| TASK GOAL |
Transcribe the records below exactly, from their first line through the line containing "from matplotlib.transforms import". Omit every line after it.

#### GIVEN RECORDS ####

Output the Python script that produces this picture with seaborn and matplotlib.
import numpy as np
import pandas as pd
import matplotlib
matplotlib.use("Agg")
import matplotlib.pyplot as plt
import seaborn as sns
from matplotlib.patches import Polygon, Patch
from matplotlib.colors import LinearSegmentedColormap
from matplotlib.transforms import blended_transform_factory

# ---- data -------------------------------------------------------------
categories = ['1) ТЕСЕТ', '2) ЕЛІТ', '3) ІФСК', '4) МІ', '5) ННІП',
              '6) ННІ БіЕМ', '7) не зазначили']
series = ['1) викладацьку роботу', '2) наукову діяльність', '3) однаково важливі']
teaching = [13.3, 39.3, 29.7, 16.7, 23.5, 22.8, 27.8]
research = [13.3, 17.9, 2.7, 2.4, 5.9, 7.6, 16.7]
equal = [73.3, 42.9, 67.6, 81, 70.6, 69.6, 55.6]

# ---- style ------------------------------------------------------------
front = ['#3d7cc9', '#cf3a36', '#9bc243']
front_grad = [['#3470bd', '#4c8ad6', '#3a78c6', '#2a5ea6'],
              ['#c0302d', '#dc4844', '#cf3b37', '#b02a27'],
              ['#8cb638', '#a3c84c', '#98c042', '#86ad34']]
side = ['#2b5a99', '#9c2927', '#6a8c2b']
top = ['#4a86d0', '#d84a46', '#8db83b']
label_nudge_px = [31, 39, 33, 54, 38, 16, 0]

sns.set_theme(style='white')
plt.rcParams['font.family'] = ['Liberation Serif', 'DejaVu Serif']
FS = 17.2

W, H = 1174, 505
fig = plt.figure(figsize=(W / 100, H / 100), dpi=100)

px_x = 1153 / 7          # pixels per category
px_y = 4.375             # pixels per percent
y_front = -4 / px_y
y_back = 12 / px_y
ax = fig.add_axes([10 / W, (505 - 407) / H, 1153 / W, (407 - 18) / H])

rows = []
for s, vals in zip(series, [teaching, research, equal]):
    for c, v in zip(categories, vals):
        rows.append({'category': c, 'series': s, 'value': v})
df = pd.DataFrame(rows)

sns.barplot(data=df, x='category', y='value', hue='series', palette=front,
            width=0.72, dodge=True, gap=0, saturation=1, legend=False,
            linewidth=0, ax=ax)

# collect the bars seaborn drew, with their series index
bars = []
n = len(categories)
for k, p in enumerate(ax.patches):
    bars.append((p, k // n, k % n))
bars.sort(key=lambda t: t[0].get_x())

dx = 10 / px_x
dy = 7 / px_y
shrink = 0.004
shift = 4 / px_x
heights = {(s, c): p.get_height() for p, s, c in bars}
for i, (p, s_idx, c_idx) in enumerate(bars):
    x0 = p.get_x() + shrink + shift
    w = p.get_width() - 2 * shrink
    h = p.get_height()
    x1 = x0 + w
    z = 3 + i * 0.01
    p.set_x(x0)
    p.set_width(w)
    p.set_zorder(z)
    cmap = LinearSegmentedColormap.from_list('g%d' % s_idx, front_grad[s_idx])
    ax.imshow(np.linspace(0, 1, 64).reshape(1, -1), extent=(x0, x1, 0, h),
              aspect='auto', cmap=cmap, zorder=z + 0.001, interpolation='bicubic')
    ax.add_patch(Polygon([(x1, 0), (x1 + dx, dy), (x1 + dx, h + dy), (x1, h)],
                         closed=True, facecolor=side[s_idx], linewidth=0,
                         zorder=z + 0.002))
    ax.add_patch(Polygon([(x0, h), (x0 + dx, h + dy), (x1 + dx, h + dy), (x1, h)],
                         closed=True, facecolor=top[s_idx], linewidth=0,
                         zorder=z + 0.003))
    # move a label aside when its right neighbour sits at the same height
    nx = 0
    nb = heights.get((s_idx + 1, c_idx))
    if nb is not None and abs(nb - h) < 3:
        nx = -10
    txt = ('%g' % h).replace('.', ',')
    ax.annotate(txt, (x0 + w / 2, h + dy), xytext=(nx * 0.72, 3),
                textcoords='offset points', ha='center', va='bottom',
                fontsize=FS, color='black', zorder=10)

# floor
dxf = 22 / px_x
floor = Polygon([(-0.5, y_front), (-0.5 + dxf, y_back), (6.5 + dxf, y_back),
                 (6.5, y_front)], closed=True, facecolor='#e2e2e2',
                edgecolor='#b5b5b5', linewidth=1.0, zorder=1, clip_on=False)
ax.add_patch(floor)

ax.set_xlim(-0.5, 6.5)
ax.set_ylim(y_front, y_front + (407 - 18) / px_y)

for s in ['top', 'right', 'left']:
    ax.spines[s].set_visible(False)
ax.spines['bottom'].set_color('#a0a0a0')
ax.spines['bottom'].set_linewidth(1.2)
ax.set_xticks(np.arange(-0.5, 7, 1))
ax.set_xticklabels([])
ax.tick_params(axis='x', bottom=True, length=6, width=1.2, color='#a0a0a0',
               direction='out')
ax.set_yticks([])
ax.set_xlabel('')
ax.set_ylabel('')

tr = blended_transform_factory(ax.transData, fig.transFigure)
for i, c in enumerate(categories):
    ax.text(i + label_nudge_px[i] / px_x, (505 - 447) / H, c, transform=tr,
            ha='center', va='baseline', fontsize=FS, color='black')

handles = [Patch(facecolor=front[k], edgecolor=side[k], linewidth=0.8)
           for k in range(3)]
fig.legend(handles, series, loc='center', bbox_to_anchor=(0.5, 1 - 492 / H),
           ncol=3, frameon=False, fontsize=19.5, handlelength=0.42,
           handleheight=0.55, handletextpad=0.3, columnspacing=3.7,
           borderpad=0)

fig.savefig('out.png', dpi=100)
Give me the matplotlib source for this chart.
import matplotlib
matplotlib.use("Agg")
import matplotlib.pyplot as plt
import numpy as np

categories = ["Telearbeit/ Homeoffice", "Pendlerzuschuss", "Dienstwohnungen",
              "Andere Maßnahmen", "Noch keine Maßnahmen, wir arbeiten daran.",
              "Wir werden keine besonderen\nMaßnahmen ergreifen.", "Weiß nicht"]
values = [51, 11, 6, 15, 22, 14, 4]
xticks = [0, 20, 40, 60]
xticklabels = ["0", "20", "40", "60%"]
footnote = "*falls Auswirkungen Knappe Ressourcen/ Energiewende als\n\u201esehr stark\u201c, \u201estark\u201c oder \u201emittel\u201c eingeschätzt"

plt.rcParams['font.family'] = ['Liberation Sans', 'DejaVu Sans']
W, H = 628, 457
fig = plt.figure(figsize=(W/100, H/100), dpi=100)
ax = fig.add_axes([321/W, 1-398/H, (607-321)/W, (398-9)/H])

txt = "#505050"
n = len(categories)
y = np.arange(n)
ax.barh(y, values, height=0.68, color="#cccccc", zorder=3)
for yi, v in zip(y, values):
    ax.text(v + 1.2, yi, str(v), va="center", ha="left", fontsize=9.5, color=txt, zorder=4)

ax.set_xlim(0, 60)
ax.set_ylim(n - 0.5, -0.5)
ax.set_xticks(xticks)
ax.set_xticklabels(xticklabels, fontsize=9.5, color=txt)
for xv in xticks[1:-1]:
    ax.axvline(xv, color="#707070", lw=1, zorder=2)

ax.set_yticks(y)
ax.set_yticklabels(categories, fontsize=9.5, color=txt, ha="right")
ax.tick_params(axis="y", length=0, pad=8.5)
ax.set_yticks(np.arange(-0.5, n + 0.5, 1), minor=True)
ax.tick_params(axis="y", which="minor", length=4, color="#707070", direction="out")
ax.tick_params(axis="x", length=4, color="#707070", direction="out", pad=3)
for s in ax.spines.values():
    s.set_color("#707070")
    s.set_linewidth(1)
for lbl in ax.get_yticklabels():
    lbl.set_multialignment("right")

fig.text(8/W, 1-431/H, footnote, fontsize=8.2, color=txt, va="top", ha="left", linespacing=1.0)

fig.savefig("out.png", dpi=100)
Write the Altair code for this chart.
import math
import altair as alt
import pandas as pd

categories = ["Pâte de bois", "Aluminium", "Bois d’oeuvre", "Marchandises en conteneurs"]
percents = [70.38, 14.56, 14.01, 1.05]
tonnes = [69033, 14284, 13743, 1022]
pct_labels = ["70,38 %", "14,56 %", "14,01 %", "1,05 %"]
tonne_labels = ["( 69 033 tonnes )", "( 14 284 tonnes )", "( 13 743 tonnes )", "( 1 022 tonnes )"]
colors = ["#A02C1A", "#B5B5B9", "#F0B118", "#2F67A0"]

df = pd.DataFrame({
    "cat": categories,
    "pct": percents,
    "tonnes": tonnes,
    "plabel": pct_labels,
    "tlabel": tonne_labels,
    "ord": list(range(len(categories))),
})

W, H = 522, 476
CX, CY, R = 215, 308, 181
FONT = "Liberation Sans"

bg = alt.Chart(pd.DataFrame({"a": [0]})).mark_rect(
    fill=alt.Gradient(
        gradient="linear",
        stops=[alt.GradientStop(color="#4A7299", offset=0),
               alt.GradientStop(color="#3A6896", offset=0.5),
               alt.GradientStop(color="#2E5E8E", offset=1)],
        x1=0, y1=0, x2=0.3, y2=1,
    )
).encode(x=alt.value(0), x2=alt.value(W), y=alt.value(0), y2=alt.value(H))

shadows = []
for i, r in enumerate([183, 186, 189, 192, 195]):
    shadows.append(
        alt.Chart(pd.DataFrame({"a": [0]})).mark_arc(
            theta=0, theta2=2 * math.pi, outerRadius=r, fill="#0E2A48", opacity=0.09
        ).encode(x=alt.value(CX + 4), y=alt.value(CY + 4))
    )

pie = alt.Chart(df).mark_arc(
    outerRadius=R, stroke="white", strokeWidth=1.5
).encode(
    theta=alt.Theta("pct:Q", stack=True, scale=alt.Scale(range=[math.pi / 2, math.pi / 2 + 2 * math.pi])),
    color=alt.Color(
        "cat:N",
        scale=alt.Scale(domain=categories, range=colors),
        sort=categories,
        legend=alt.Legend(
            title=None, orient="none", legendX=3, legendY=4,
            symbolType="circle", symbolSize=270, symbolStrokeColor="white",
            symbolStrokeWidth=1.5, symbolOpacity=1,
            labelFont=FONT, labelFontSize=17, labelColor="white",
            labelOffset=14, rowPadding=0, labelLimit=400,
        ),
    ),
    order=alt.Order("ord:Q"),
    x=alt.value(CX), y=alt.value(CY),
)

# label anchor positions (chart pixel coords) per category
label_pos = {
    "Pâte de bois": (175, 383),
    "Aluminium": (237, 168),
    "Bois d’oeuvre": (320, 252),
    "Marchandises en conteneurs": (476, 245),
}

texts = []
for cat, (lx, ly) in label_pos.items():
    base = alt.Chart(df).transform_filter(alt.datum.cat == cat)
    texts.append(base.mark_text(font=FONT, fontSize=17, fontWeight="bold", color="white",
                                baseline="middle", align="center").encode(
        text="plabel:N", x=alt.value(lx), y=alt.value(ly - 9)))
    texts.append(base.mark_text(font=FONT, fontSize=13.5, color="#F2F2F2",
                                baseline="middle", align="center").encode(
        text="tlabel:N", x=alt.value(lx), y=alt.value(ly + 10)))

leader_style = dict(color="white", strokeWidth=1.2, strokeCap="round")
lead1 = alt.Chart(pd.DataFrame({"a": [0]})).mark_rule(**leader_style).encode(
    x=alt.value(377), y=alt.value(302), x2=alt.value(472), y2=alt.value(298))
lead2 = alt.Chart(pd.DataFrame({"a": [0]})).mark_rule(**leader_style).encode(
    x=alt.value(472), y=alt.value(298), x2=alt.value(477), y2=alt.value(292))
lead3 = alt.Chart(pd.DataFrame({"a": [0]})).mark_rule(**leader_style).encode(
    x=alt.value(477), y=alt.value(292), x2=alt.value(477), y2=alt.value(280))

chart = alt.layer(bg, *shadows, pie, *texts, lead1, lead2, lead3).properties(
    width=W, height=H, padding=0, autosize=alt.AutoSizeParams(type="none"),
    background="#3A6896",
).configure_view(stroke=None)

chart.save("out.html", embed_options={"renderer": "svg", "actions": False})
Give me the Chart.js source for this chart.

####

| FULL OUTPUT |
Output the Python script that produces this picture with seaborn and matplotlib.
import numpy as np
import pandas as pd
import matplotlib
matplotlib.use("Agg")
import matplotlib.pyplot as plt
import seaborn as sns
from matplotlib.patches import Polygon, Patch
from matplotlib.colors import LinearSegmentedColormap
from matplotlib.transforms import blended_transform_factory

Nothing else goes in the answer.